Note the name of Wagner, the gifted striker who scored his team’s last two goals with either foot. In a German team full of players of foreign origin, he it was, as a fully-fledged German, who ran rings round the English defence. The current full German team, which didn’t, of course, compete in South Africa, is in need of renewal and in Sweden, the signs were that hope is close at hand. But what can one say of England?
Simply this. That in an international football world in which mediocrity is the name of the game, in which potentially powerful teams like Portugal, £80 million Cristiano Ronaldo and all, are struggling in the shallows, England however modest, may well have as good a chance as any.
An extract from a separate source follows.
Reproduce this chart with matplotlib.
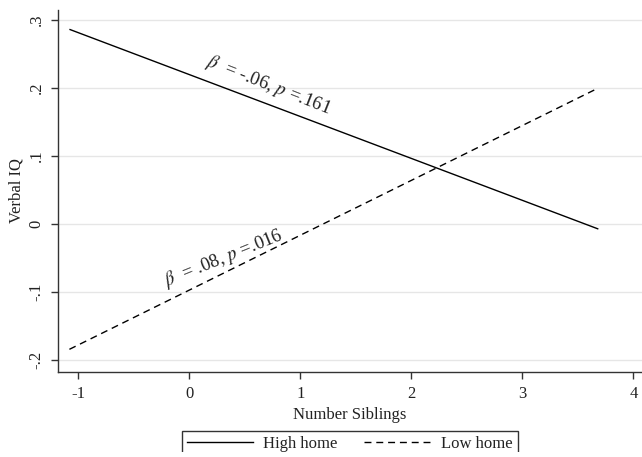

Certainly better than, say, Argentina under the over promoted Diego Maradona, who lost their last South American qualifying match 2-0 in Ecuador. Yes, there is always the precocious brilliance of Lionel Messi, but note that he played in the debacle as well.
Significantly, perhaps, Fabio Capello, with one excuse or another, didn’t bother to come to Sweden for that final; which brought critics on his head, plus the speculation that he won’t be keen to prolong his managerial contract after the 2010 World Cup finals. I’d love to see Steve Coppell, now a free agent, having resigned from Reading, succeed him, but I doubt this will happen. Coppell, of course was an exemplary all purpose right-winger for England before, at age only 28, a Hungarian kicked him on the knee at Wembley and ended his playing career. He was one of the few British footballers of his epoch to have a university degree — in economics, from Liverpool — and brought Reading into the top division after well over a century of trying.
Spain’s defeat by the Americans was of huge psychological significance, after all that talk of an irresistibly bright and inventive midfield of clever little men. If the Americans could resist it so successfully, then so, must run the feeling, could any of a number of leading European teams.
The Times did at least send a sophisticated correspondent to South Africa and he reported alarming transport conditions. Dangerous, in that crime-ridden country, to use buses or trains. Cars? There are huge differences between cities. He gave an alarming account of driving the four hours between Bloemfontein and Johannesburg — a frightening city — along pitch black, unlit roads. So how are the hundreds of thousands of fans next year going to get about the country at all, let alone in safety? It is difficult not to fear the worst. This time, alas, there was no maverick old New Zealander to abstain from the host-vote, so that Germany, not South Africa, got the 2006 World Cup. Too late to do anything about it now.